§ SET PROBLEM:
Look in the material below for the line with "Convert this chart to matplotlib code." and the line with "color=c2, label=series_names[1], zorder=3)", then set down exactly those two lines and all lines between, nothing more.

§ DATASET RECORDS:
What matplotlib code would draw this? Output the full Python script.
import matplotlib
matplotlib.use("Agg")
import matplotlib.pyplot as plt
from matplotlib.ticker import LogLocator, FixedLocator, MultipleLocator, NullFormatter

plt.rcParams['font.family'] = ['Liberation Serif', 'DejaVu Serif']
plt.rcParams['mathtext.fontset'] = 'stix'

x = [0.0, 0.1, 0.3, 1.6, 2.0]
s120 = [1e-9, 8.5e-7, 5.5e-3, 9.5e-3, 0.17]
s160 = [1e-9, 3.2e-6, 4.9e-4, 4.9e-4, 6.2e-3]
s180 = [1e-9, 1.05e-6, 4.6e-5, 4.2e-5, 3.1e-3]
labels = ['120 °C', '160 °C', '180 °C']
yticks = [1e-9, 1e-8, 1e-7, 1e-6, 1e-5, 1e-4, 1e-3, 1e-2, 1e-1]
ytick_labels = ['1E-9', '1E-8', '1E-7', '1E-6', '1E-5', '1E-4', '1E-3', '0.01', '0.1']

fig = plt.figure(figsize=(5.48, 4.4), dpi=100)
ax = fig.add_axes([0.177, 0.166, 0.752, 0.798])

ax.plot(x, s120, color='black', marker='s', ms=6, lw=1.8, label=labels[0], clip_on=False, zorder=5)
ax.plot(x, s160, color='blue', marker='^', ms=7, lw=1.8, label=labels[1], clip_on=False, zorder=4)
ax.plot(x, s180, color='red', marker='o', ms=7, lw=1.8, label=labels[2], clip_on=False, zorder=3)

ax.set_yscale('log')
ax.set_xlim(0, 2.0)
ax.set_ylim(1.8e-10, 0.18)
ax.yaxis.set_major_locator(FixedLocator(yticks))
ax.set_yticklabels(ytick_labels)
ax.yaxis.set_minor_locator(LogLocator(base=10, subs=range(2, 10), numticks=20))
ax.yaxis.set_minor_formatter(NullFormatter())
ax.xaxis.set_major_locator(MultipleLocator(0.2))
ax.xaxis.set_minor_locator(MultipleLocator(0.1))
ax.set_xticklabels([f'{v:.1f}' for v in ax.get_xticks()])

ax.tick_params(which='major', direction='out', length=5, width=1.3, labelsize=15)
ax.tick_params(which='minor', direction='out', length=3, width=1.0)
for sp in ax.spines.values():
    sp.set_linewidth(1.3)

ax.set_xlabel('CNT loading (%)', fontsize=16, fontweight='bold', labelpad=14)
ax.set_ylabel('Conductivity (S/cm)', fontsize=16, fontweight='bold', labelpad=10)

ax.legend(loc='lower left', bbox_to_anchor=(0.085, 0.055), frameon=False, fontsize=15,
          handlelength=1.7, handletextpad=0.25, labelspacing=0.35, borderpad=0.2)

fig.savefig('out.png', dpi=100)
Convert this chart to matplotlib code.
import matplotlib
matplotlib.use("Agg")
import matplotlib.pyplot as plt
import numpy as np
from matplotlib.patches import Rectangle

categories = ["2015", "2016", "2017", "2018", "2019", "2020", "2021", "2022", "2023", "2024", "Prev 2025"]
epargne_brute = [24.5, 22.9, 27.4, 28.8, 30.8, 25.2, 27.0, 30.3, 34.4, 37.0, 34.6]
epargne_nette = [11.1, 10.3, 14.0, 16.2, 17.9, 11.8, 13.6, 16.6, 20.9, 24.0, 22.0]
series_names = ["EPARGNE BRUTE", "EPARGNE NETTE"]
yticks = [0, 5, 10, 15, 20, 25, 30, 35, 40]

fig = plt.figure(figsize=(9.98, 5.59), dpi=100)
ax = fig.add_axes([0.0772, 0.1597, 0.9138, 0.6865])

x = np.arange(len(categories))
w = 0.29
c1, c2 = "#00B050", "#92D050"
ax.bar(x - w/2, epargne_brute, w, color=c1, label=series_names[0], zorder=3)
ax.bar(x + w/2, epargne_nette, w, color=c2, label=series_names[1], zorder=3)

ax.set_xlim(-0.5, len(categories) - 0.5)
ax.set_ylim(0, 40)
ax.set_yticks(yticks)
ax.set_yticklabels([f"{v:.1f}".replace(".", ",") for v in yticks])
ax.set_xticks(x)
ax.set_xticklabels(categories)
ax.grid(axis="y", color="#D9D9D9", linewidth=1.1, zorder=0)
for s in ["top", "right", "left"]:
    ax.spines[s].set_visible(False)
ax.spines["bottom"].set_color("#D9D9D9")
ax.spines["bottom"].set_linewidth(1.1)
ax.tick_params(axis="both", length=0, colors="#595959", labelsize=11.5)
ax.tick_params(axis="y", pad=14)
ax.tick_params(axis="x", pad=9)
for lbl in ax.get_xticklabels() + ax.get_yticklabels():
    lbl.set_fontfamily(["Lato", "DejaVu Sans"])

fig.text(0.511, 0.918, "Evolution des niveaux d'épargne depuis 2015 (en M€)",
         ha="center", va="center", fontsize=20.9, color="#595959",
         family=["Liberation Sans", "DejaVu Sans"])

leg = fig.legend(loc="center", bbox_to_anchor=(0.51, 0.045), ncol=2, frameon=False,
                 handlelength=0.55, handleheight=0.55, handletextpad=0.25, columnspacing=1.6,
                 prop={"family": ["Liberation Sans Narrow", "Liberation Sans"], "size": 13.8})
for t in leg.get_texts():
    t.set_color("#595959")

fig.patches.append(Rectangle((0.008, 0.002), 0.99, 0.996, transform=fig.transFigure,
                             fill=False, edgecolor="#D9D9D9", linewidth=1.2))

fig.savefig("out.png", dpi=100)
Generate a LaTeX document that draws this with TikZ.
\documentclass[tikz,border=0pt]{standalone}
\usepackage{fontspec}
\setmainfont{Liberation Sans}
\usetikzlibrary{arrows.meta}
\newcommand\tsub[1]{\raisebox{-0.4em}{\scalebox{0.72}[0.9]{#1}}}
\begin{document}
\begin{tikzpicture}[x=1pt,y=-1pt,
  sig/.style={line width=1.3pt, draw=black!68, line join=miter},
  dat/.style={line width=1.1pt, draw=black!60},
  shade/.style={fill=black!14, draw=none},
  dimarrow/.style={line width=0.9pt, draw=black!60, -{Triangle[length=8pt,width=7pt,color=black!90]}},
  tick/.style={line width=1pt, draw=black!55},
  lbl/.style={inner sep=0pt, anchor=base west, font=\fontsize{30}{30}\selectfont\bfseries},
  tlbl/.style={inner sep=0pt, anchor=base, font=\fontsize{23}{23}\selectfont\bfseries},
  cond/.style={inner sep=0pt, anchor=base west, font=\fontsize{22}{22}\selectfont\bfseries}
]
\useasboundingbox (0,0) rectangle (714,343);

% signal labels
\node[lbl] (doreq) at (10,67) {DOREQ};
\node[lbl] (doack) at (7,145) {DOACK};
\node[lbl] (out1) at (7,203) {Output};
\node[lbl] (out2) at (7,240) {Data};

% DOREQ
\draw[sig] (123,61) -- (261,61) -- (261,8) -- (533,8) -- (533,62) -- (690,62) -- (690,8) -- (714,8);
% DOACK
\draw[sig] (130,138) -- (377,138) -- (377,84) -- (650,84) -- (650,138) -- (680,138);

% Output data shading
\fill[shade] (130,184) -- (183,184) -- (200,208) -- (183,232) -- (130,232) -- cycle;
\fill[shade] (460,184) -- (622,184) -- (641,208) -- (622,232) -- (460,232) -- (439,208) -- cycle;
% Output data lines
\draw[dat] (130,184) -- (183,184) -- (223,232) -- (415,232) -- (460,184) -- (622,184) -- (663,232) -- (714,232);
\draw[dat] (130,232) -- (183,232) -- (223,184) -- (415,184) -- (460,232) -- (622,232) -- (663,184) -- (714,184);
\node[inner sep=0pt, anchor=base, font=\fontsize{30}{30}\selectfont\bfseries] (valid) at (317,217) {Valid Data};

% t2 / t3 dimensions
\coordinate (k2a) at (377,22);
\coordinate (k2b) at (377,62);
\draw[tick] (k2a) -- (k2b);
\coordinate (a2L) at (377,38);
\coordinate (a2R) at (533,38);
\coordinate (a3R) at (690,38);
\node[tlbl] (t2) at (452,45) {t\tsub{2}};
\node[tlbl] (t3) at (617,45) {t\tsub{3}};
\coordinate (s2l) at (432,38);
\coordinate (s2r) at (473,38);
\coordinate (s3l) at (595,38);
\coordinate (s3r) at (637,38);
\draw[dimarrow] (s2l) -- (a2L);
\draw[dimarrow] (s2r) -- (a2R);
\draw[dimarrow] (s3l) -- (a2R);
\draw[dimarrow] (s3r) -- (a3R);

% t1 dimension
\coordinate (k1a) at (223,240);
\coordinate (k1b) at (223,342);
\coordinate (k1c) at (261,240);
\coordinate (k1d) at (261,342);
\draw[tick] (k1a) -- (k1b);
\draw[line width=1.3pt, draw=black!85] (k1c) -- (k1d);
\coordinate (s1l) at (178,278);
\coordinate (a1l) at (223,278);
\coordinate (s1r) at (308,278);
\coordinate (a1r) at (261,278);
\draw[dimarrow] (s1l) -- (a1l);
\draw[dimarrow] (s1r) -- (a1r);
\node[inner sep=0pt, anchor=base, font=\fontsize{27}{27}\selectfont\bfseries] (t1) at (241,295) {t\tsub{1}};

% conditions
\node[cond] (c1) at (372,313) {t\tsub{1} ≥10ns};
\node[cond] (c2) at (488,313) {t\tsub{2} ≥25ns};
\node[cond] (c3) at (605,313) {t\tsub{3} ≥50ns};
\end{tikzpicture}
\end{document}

§ RESULT OF THE EXERCISE:
Convert this chart to matplotlib code.
import matplotlib
matplotlib.use("Agg")
import matplotlib.pyplot as plt
import numpy as np
from matplotlib.patches import Rectangle

categories = ["2015", "2016", "2017", "2018", "2019", "2020", "2021", "2022", "2023", "2024", "Prev 2025"]
epargne_brute = [24.5, 22.9, 27.4, 28.8, 30.8, 25.2, 27.0, 30.3, 34.4, 37.0, 34.6]
epargne_nette = [11.1, 10.3, 14.0, 16.2, 17.9, 11.8, 13.6, 16.6, 20.9, 24.0, 22.0]
series_names = ["EPARGNE BRUTE", "EPARGNE NETTE"]
yticks = [0, 5, 10, 15, 20, 25, 30, 35, 40]

fig = plt.figure(figsize=(9.98, 5.59), dpi=100)
ax = fig.add_axes([0.0772, 0.1597, 0.9138, 0.6865])

x = np.arange(len(categories))
w = 0.29
c1, c2 = "#00B050", "#92D050"
ax.bar(x - w/2, epargne_brute, w, color=c1, label=series_names[0], zorder=3)
ax.bar(x + w/2, epargne_nette, w, color=c2, label=series_names[1], zorder=3)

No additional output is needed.